= Objective =
For the copy, please give all of the data again exactly and leave the pictures out.

═════ Given data

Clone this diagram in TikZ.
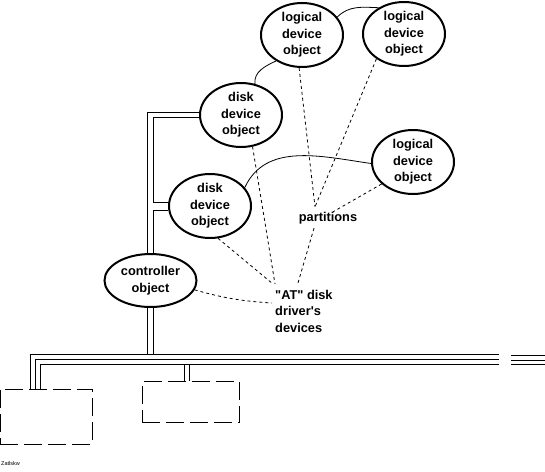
\documentclass[tikz,border=0pt]{standalone}
\usepackage{fontspec}
\setmainfont{Liberation Sans}[Ligatures=TeXOff]
\usetikzlibrary{shapes.geometric}

\begin{document}
\begin{tikzpicture}[x=1pt, y=-1pt, font=\bfseries\fontsize{12.8}{16.5}\selectfont,
		obj_style/.style={ellipse,draw=black,line width=2pt,inner sep=0pt,minimum width=82pt,minimum height=64pt,align=center},
		link_style/.style={draw=black,line width=0.8pt},
		ref_style/.style={draw=black,line width=0.8pt,dash pattern=on 3pt off 3pt},
		bus_style/.style={draw=black,line width=1pt},
		card_style/.style={draw=black,line width=1pt,dash pattern=on 18pt off 6pt,inner sep=0pt}]
		
		\useasboundingbox (0,0) rectangle (545,471);
		
		\node[obj_style] (ld1) at (302,35)  {logical\\device\\object};
		\node[obj_style] (ld2) at (404,34)  {logical\\device\\object};
		\node[obj_style] (ld3) at (413,162) {logical\\device\\object};
		\node[obj_style] (dd1) at (241,115) {disk\\device\\object};
		\node[obj_style] (dd2) at (210,206) {disk\\device\\object};
		\node[obj_style,minimum width=92pt,minimum height=53pt] (ctrl) at (150.5,280.5) {controller\\object};
		\node[inner sep=0pt] (parts) at (328,218) {partitions};
		\node[inner sep=0pt,align=left,anchor=north west] (atdrv) at (275,290) {"AT" disk\\driver's\\devices};
		\node[font=\fontsize{5.5}{6}\selectfont,anchor=west,inner sep=0pt] (tag) at (1,464) {Zatlskw};
		
		\node[card_style,minimum width=92pt,minimum height=55pt] (box1) at (46,416.5) {};
		\node[card_style,minimum width=97.5pt,minimum height=40.5pt] (box2) at (191,402) {};
		
		% points where the dotted references meet
		\coordinate (ptin) at ([shift={(-13pt,5pt)}]parts.north);
		\coordinate (ptout) at ([shift={(-14pt,-4pt)}]parts.south);
		\coordinate (atin) at ([yshift=6pt]atdrv.north west);
		
		% bus ends
		\coordinate (bus1) at (499,354);
		\coordinate (bus3) at (499,364);
		\coordinate (stub) at (511,355.5);
		
		\draw[link_style] (dd1.66) to[out=95,in=205] (ld1.225);
		\draw[link_style] (ld1.27) to[out=45,in=178] (ld2.134);
		\draw[link_style] (dd2.28) to[out=65,in=172] (ld3.182);
		
		\draw[ref_style] (ld1.265) -- (ptin);
		\draw[ref_style] (ld2.222) -- (ptin);
		\draw[ref_style] (ld3.215) -- ([xshift=5pt]parts.north);
		\draw[ref_style] (ptout) -- ([shift={(23pt,7pt)}]atdrv.north west);
		\draw[ref_style] (dd1.290) -- (atin);
		\draw[ref_style] (dd2.284) -- ([xshift=-2pt]atin);
		\draw[ref_style] (ctrl.348) to[bend right=6] ([shift={(-3pt,-13pt)}]atdrv.north west);
		
		\draw[bus_style] ([yshift=2.5pt]dd1.west) -| ([xshift=-2.75pt]ctrl.north);
		\draw[bus_style] ([yshift=-2.5pt]dd1.west) -| ([xshift=2.75pt,yshift=4pt]ctrl.north |- dd2.west) -- ([yshift=4pt]dd2.west);
		\draw[bus_style] ([yshift=-4pt]dd2.west) -| ([xshift=2.75pt]ctrl.north);
		\draw[bus_style] ([xshift=-2.75pt]ctrl.south) -- ([xshift=-2.75pt]ctrl.south |- bus1);
		\draw[bus_style] ([xshift=2.75pt]ctrl.south) -- ([xshift=2.75pt]ctrl.south |- bus1);
		
		\draw[bus_style] ([xshift=31pt]box1.north west) |- (bus1);
		\draw[bus_style] ([xshift=36pt]box1.north west) |- ([yshift=-5pt]bus1);
		\draw[bus_style] ([xshift=41pt]box1.north west) |- (bus3);
		\draw[bus_style] ([xshift=-7pt]box2.north) -- ([xshift=-7pt]box2.north |- bus3);
		\draw[bus_style] ([xshift=-2pt]box2.north) -- ([xshift=-2pt]box2.north |- bus3);
		
		\foreach \dy in {0,4.5,9}
			\draw[bus_style] ([yshift=-\dy pt]stub) -- ++(34,0);
		
\end{tikzpicture}
\end{document}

══════════

= Output below =
Clone this diagram in TikZ.
\documentclass[tikz,border=0pt]{standalone}
\usepackage{fontspec}
\setmainfont{Liberation Sans}[Ligatures=TeXOff]
\usetikzlibrary{shapes.geometric}

\begin{document}
\begin{tikzpicture}[x=1pt, y=-1pt, font=\bfseries\fontsize{12.8}{16.5}\selectfont,
		obj_style/.style={ellipse,draw=black,line width=2pt,inner sep=0pt,minimum width=82pt,minimum height=64pt,align=center},
		link_style/.style={draw=black,line width=0.8pt},
		ref_style/.style={draw=black,line width=0.8pt,dash pattern=on 3pt off 3pt},
		bus_style/.style={draw=black,line width=1pt},
		card_style/.style={draw=black,line width=1pt,dash pattern=on 18pt off 6pt,inner sep=0pt}]
		
		\useasboundingbox (0,0) rectangle (545,471);
		
		\node[obj_style] (ld1) at (302,35)  {logical\\device\\object};
		\node[obj_style] (ld2) at (404,34)  {logical\\device\\object};
		\node[obj_style] (ld3) at (413,162) {logical\\device\\object};
		\node[obj_style] (dd1) at (241,115) {disk\\device\\object};
		\node[obj_style] (dd2) at (210,206) {disk\\device\\object};
		\node[obj_style,minimum width=92pt,minimum height=53pt] (ctrl) at (150.5,280.5) {controller\\object};
		\node[inner sep=0pt] (parts) at (328,218) {partitions};
		\node[inner sep=0pt,align=left,anchor=north west] (atdrv) at (275,290) {"AT" disk\\driver's\\devices};
		\node[font=\fontsize{5.5}{6}\selectfont,anchor=west,inner sep=0pt] (tag) at (1,464) {Zatlskw};
		
		\node[card_style,minimum width=92pt,minimum height=55pt] (box1) at (46,416.5) {};
		\node[card_style,minimum width=97.5pt,minimum height=40.5pt] (box2) at (191,402) {};
		
		% points where the dotted references meet
		\coordinate (ptin) at ([shift={(-13pt,5pt)}]parts.north);
		\coordinate (ptout) at ([shift={(-14pt,-4pt)}]parts.south);
		\coordinate (atin) at ([yshift=6pt]atdrv.north west);
		
		% bus ends
		\coordinate (bus1) at (499,354);
		\coordinate (bus3) at (499,364);
		\coordinate (stub) at (511,355.5);
		
		\draw[link_style] (dd1.66) to[out=95,in=205] (ld1.225);
		\draw[link_style] (ld1.27) to[out=45,in=178] (ld2.134);
		\draw[link_style] (dd2.28) to[out=65,in=172] (ld3.182);
		
		\draw[ref_style] (ld1.265) -- (ptin);
		\draw[ref_style] (ld2.222) -- (ptin);
		\draw[ref_style] (ld3.215) -- ([xshift=5pt]parts.north);
		\draw[ref_style] (ptout) -- ([shift={(23pt,7pt)}]atdrv.north west);
		\draw[ref_style] (dd1.290) -- (atin);
		\draw[ref_style] (dd2.284) -- ([xshift=-2pt]atin);
		\draw[ref_style] (ctrl.348) to[bend right=6] ([shift={(-3pt,-13pt)}]atdrv.north west);
		
		\draw[bus_style] ([yshift=2.5pt]dd1.west) -| ([xshift=-2.75pt]ctrl.north);
		\draw[bus_style] ([yshift=-2.5pt]dd1.west) -| ([xshift=2.75pt,yshift=4pt]ctrl.north |- dd2.west) -- ([yshift=4pt]dd2.west);
		\draw[bus_style] ([yshift=-4pt]dd2.west) -| ([xshift=2.75pt]ctrl.north);
		\draw[bus_style] ([xshift=-2.75pt]ctrl.south) -- ([xshift=-2.75pt]ctrl.south |- bus1);
		\draw[bus_style] ([xshift=2.75pt]ctrl.south) -- ([xshift=2.75pt]ctrl.south |- bus1);
		
		\draw[bus_style] ([xshift=31pt]box1.north west) |- (bus1);
		\draw[bus_style] ([xshift=36pt]box1.north west) |- ([yshift=-5pt]bus1);
		\draw[bus_style] ([xshift=41pt]box1.north west) |- (bus3);
		\draw[bus_style] ([xshift=-7pt]box2.north) -- ([xshift=-7pt]box2.north |- bus3);
		\draw[bus_style] ([xshift=-2pt]box2.north) -- ([xshift=-2pt]box2.north |- bus3);
		
		\foreach \dy in {0,4.5,9}
			\draw[bus_style] ([yshift=-\dy pt]stub) -- ++(34,0);
		
\end{tikzpicture}
\end{document}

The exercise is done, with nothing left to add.